I've been thinking some more about all of this, and somehow got on to Christmas.
Back in the Dark Ages of the 1970s/early 80s, nobody had 'Christmas bedlinen'. You just had your normal winter bedlinen all through Christmas like everyone else.
Similarly, nobody had a 'Christmas Eve Hamper' with new Christmas PJs, expensive hot chocolate, a Christmas mug to have it in, a book or a magazine, tickets to something thrilling, whatever. You advent calendar had a picture, not a chocolate and definitely NOT a toy in a little drawer.

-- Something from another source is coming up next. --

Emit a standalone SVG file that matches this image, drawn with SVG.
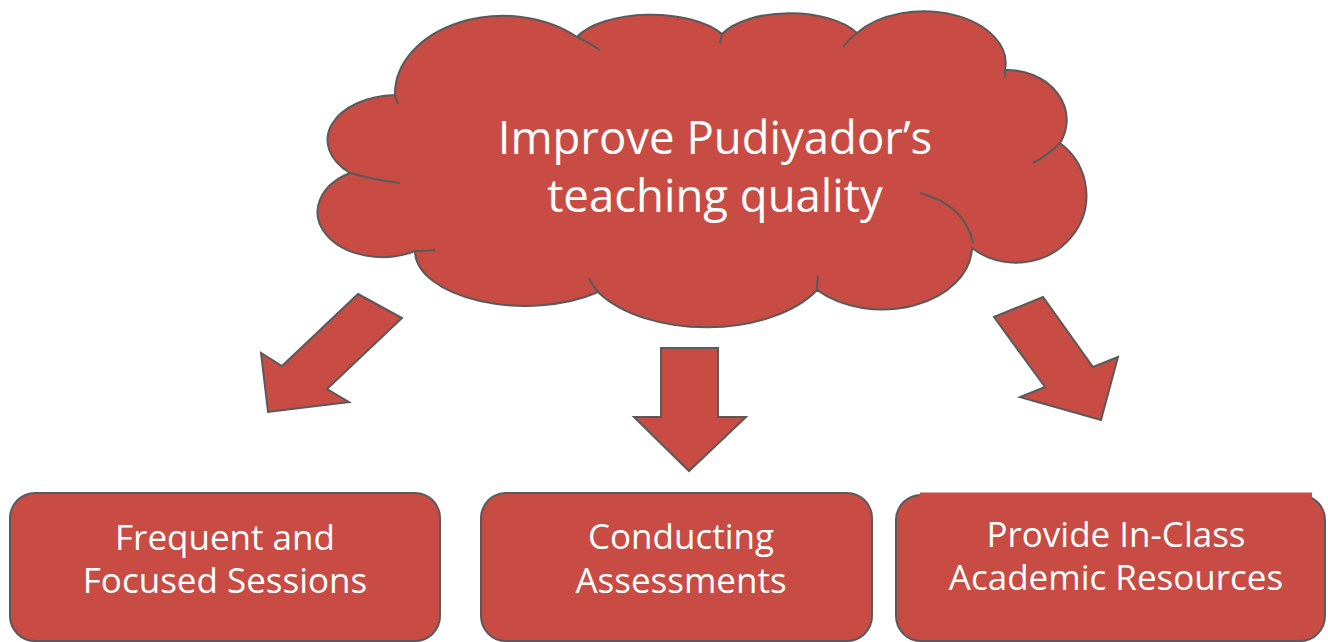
<svg xmlns="http://www.w3.org/2000/svg" width="1328" height="642" viewBox="0 0 1328 642">
  <style>
    .shape { fill: #c84c44; stroke: #5a5a5a; stroke-width: 2; stroke-linejoin: miter; }
    .seam { fill: none; stroke: #5a5a5a; stroke-width: 2; stroke-linecap: butt; }
    .label { font-family: "Open Sans", "Noto Sans", "Liberation Sans", sans-serif; fill: #ffffff; text-anchor: middle; }
    .title { font-size: 45.5px; }
    .item { font-size: 35px; }
  </style>
  <rect width="1328" height="642" fill="#ffffff"/>

  <!-- central goal cloud -->
  <g id="goal">
    <path class="shape" d="M395,95
      A108 78 0 0 1 577,37
      A80 36 0 0 1 722,34
      A75 36 0 0 1 857,33
      A82 52 0 0 1 1005,70
      A60 50 0 0 1 1060,143
      A65 62 0 0 1 972,248
      A90 63 0 0 1 817,290
      A125 70 0 0 1 598,292
      A110 55 0 0 1 415,251
      A62 43 0 0 1 350,173
      A70 45 0 0 1 395,95 Z"/>
    <path class="seam" d="M350,173 Q375,180 400,183"/>
    <path class="seam" d="M395,95 Q396,100 398,104"/>
    <path class="seam" d="M577,37 Q590,43 600,50"/>
    <path class="seam" d="M722,34 Q721,39 720,43"/>
    <path class="seam" d="M857,33 Q849,39 843,47"/>
    <path class="seam" d="M1005,70 Q1005,74 1005,78"/>
    <path class="seam" d="M1060,143 Q1048,155 1033,163"/>
    <path class="seam" d="M920,193 Q965,205 973,243"/>
    <path class="seam" d="M817,290 Q817,282 818,275"/>
    <path class="seam" d="M598,292 Q592,285 589,278"/>
    <path class="seam" d="M415,251 Q425,251 435,250"/>
    <text class="label title" x="715" y="154">Improve Pudiyador’s</text>
    <text class="label title" x="715" y="212">teaching quality</text>
  </g>

  <!-- block arrows leading to each action -->
  <g id="connectors">
    <polygon class="shape" points="358,294 402,318 327,389 349,402 268,412 261,353 282,366"/>
    <polygon class="shape" points="661,348 718,348 718,417 746,417 689,471 634,417 661,417"/>
    <polygon class="shape" points="994,317 1043,297 1093,367 1118,357 1101,420 1020,397 1045,387"/>
  </g>

  <g id="sessions">
    <rect class="shape" x="10" y="493" width="430" height="148" rx="25" ry="25"/>
    <text class="label item" x="225" y="550">Frequent and</text>
    <text class="label item" x="225" y="593">Focused Sessions</text>
  </g>

  <g id="assessments">
    <rect class="shape" x="481" y="493" width="391" height="148" rx="25" ry="25"/>
    <text class="label item" x="681" y="549">Conducting</text>
    <text class="label item" x="681" y="593">Assessments</text>
  </g>

  <g id="resources">
    <rect class="shape" x="896" y="495" width="429" height="146" rx="25" ry="25"/>
    <rect x="920" y="492.5" width="392" height="6" fill="#c84c44"/>
    <text class="label item" x="1116" y="547">Provide In-Class</text>
    <text class="label item" x="1116" y="590">Academic Resources</text>
  </g>
</svg>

Almost nobody did outside lights (I see families who I know have fairly limited budgets do complicated lighting displays; it all costs, and if you have 4 or 5 strings of lights or light-up deer, something will need replacing every year).
If you were taken to see Father Christmas, you were very lucky, and it was probably at the local Christmas fete, and it cost a couple of quid tops, and it was someone's dad in a bad beard, and what you got was never all that thrilling - it was meant to be something fun to give you something to play with in the week or so until Christmas. There was very little pressure to shell out £25 or whatever it costs now for the whole 'experience' at a local garden centre, complete with reindeer.
Almost nobody had Christmas crockery and a Christmas tablecloth - you just got out the white linen one and the best china, and crackers were by definition cheap and tacky.
Nobody felt compelled to buy a box of chocolates for their DC's teacher and TA, because (unlike now) teachers and TA's weren't doing little Christmas goody bags for the whole class. Don't get me wrong, the Christmas goody bags are fun, and lovely for those DC who will get very little at Christmas, but they up the ante for conscientious parents.
And nobody had a Christmas jumper that was worn perhaps a dozen times this year and a dozen times next before it was outgrown.
I can see a family with two young DC very easily spending a few hundred quid on all of that (new Christmas bedding every few years, adding new bits of crockery etc, new Christmas jumpers, all part of the cost).
It's no wonder people feel their budgets are so pressured, because the pressure to spend has become massive.